Task instructions: Using the records below, report how many lines hold "this", with no extra text.

Records provided:
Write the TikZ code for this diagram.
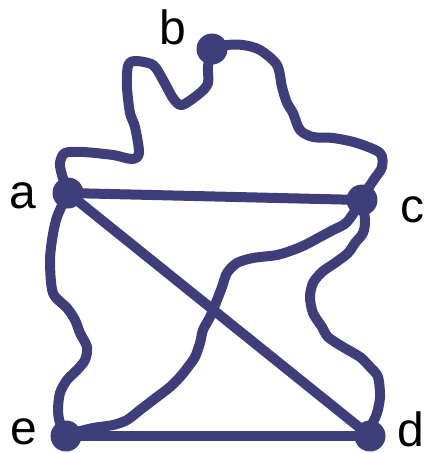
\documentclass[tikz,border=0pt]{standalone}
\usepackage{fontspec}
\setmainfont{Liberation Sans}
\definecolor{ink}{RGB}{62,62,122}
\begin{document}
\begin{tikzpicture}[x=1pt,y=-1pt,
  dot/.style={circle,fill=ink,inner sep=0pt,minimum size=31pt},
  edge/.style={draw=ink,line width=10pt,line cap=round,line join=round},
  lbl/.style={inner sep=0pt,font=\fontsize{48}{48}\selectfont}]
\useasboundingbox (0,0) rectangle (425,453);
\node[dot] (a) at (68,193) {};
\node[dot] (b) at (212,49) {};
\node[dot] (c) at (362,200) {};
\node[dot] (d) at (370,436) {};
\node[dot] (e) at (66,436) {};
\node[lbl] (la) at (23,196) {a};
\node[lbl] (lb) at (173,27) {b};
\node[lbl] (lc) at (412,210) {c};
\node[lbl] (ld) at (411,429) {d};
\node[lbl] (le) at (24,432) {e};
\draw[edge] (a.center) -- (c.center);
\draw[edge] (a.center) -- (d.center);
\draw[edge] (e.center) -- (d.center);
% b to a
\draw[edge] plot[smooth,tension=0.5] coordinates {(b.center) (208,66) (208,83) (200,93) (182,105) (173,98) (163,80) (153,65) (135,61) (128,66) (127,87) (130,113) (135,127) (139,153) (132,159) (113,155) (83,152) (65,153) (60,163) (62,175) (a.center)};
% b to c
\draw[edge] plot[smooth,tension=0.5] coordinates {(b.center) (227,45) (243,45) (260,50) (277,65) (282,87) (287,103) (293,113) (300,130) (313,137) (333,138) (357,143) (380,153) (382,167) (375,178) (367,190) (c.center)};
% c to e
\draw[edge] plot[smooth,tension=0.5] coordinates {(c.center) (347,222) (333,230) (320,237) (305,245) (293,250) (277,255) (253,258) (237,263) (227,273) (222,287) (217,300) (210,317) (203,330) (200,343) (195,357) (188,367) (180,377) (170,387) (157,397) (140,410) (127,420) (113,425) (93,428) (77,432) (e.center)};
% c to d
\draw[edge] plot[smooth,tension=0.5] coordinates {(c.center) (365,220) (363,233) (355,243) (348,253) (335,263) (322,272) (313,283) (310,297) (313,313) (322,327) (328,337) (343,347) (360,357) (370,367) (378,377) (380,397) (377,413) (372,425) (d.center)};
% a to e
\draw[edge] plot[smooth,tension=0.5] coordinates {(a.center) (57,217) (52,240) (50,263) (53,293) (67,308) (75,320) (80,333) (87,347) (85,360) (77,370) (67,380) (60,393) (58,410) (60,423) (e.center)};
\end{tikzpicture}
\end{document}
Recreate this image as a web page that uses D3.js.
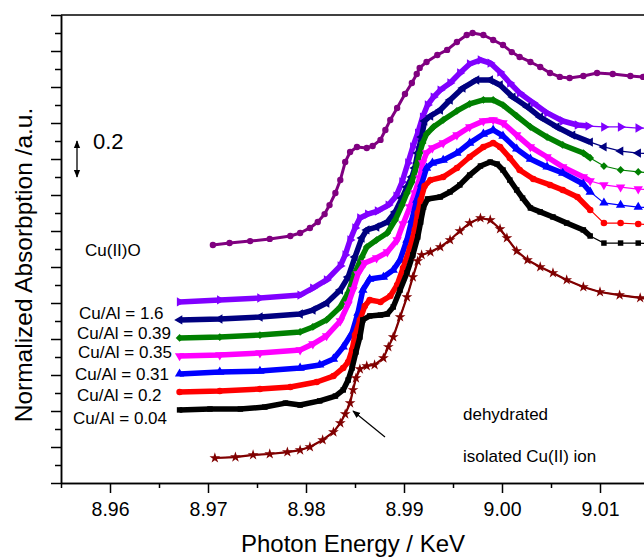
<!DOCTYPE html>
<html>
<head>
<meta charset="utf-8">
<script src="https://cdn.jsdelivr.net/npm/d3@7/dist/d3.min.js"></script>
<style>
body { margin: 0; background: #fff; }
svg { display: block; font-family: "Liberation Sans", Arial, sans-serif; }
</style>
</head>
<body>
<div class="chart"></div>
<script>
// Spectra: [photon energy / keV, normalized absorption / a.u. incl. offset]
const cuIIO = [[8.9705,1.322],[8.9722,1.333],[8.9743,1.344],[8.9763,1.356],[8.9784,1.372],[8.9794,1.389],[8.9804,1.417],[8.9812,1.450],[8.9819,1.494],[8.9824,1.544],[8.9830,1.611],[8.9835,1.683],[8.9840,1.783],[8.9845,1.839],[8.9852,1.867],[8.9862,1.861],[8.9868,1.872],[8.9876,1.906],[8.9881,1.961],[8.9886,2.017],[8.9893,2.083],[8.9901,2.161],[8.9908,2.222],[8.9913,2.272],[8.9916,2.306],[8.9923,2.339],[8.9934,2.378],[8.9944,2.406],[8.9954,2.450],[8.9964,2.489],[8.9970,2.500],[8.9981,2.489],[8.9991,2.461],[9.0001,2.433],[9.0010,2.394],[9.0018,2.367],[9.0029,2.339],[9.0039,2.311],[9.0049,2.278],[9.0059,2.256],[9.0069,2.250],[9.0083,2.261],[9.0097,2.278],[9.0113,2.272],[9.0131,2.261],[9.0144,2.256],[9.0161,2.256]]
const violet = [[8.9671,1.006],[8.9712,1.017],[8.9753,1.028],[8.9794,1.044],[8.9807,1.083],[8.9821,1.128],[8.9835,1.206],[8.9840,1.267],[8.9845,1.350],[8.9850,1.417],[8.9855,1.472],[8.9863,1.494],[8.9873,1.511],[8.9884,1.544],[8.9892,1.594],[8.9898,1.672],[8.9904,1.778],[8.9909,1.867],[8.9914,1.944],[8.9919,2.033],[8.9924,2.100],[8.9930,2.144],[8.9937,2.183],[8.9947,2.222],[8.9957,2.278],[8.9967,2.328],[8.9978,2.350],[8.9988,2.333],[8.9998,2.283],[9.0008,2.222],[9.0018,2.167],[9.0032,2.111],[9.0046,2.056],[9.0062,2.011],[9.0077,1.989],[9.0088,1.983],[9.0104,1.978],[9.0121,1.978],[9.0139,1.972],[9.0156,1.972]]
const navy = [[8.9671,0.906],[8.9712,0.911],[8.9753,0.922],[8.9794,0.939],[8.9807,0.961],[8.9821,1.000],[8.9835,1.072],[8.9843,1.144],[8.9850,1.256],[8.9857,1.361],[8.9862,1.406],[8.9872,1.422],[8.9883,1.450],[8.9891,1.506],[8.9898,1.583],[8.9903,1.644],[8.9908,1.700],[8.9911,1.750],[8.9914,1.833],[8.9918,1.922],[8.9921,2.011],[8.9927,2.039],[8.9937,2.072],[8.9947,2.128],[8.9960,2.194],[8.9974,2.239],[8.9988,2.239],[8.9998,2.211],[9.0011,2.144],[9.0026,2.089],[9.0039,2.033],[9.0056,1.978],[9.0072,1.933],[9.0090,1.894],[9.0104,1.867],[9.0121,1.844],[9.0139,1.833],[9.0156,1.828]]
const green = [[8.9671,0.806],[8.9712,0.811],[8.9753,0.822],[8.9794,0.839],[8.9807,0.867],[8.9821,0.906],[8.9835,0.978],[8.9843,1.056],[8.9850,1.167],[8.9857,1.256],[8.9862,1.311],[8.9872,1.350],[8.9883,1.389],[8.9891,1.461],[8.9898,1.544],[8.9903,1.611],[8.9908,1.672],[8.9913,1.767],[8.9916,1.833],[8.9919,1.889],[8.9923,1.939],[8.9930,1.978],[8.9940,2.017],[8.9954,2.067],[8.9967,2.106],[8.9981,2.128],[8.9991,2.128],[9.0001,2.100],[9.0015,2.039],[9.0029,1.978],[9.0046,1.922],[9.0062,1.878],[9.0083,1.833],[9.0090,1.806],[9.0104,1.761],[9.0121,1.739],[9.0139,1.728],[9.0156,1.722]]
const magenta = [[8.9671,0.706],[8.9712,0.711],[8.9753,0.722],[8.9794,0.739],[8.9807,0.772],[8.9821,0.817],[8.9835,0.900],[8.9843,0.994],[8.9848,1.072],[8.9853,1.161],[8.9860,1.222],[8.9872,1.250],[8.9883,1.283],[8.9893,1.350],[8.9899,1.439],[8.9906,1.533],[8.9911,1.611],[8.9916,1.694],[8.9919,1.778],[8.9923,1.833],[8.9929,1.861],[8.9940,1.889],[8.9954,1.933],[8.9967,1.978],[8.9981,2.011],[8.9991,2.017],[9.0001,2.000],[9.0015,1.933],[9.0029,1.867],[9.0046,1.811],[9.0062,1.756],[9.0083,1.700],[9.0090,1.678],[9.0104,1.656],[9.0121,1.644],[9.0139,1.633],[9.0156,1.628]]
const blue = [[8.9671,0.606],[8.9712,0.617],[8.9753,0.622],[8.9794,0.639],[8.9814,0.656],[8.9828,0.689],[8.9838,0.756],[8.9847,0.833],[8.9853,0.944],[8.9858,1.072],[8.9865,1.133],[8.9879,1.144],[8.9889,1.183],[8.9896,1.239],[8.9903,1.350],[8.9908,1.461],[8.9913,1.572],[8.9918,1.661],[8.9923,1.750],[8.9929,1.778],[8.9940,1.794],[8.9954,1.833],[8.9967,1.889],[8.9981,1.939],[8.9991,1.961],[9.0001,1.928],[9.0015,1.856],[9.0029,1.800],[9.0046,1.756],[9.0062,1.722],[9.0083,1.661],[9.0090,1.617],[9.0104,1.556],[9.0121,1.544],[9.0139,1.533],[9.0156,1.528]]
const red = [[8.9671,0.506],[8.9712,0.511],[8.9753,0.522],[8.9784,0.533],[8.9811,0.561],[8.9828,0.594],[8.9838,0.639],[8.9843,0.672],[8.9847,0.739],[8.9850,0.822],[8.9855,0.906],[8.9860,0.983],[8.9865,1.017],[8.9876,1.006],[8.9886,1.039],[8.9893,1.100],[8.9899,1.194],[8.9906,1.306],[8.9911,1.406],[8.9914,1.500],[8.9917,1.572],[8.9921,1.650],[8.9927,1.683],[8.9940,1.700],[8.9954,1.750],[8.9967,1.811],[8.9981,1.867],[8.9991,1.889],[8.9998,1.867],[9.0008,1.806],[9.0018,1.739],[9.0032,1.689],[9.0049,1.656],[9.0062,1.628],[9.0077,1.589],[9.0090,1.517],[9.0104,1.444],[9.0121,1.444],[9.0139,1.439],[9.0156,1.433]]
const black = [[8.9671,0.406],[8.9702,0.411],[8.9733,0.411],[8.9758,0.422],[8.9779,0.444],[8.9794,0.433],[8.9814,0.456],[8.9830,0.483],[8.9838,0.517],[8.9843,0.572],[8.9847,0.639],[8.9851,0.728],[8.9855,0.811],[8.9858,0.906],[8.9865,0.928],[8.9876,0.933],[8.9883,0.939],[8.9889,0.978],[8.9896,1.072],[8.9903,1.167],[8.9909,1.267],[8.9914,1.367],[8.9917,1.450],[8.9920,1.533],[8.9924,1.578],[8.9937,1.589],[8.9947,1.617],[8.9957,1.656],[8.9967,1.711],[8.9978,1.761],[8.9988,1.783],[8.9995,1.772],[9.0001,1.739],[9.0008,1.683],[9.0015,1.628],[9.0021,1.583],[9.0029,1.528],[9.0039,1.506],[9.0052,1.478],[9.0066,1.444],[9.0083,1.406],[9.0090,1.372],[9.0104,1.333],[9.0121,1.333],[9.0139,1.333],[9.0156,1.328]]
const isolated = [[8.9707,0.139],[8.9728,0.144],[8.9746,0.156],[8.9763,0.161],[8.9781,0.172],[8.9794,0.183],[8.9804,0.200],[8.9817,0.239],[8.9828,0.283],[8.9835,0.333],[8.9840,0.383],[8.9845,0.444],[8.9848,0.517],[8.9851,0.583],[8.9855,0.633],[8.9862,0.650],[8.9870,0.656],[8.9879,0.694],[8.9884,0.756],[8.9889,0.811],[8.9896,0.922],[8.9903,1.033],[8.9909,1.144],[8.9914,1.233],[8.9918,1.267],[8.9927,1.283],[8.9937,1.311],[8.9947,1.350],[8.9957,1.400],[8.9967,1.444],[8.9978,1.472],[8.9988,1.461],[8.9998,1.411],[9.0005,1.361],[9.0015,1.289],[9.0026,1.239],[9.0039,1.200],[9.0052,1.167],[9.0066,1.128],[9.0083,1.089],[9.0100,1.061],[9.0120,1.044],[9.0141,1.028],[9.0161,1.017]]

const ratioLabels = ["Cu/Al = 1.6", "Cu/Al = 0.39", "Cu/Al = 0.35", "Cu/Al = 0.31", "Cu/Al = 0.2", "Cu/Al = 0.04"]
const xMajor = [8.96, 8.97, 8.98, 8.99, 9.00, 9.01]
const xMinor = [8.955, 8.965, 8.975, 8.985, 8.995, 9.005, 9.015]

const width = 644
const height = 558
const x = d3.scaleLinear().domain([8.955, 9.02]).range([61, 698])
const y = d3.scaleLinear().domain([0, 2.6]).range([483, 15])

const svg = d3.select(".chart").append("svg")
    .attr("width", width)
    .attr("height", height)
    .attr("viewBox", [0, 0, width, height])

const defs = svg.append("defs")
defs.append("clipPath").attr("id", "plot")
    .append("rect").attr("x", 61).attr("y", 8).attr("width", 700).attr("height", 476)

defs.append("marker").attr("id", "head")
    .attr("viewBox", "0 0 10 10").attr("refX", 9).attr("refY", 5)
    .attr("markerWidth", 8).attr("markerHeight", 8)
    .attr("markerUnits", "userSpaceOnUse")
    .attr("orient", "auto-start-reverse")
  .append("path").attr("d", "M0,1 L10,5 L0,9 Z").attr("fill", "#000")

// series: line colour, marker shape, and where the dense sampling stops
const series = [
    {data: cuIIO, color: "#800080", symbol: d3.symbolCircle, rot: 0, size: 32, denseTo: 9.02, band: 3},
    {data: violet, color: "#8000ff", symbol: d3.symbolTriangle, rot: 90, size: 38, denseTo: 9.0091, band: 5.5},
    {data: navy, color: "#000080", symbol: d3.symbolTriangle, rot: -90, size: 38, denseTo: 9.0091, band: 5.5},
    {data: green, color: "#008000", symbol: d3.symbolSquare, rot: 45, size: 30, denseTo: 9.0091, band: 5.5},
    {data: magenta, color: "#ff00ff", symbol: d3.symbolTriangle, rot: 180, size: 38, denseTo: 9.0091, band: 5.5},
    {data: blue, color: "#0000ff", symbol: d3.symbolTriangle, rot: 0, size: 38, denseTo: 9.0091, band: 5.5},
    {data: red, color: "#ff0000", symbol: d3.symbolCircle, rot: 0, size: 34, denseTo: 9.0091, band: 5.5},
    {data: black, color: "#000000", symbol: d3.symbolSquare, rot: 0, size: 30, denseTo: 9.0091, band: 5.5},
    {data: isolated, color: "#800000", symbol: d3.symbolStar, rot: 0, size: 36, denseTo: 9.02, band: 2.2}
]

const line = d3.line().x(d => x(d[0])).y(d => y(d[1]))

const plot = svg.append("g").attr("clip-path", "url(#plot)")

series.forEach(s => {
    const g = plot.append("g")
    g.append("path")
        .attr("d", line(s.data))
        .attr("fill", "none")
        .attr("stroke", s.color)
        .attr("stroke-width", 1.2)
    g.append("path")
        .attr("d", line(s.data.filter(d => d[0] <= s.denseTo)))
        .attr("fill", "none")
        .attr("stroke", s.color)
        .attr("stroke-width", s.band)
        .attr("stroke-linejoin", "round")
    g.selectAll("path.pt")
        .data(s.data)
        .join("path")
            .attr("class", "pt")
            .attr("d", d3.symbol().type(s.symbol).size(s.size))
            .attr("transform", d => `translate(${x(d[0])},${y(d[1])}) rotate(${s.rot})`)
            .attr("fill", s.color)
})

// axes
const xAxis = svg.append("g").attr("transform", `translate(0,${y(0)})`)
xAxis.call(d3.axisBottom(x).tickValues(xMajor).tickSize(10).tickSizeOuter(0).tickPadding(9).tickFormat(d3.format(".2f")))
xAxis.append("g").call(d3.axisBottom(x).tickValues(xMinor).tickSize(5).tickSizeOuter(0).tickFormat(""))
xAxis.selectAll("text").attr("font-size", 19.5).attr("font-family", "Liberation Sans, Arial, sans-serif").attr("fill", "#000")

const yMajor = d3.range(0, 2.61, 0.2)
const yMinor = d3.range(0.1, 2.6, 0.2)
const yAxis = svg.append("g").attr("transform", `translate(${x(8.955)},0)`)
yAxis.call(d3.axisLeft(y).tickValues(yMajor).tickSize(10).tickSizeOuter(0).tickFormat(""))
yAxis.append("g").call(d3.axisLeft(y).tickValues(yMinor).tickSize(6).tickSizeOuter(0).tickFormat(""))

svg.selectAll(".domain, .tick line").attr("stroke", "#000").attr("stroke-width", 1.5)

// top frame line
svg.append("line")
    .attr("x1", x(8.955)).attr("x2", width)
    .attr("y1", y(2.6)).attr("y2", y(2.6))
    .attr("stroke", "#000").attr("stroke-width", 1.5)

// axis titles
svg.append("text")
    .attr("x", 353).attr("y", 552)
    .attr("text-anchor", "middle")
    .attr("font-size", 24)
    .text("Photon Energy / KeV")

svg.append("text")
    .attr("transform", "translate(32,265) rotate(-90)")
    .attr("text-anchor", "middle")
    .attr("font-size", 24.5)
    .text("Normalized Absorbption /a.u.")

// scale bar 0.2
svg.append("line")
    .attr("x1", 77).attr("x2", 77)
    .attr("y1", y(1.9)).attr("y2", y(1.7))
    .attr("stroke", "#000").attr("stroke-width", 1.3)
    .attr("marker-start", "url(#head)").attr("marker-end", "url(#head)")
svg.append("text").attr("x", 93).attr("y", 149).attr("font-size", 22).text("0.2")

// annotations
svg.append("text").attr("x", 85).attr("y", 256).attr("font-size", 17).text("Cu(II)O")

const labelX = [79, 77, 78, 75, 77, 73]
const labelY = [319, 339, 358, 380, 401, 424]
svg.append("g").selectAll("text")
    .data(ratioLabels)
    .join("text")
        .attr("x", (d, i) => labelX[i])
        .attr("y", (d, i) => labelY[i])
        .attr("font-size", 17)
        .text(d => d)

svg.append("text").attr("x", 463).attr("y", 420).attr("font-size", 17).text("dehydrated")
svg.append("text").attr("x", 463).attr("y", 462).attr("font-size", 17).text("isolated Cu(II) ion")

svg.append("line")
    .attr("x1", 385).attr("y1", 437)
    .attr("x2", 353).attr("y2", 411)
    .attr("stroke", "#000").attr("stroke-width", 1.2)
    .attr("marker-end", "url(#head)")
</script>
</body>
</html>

Solution: 2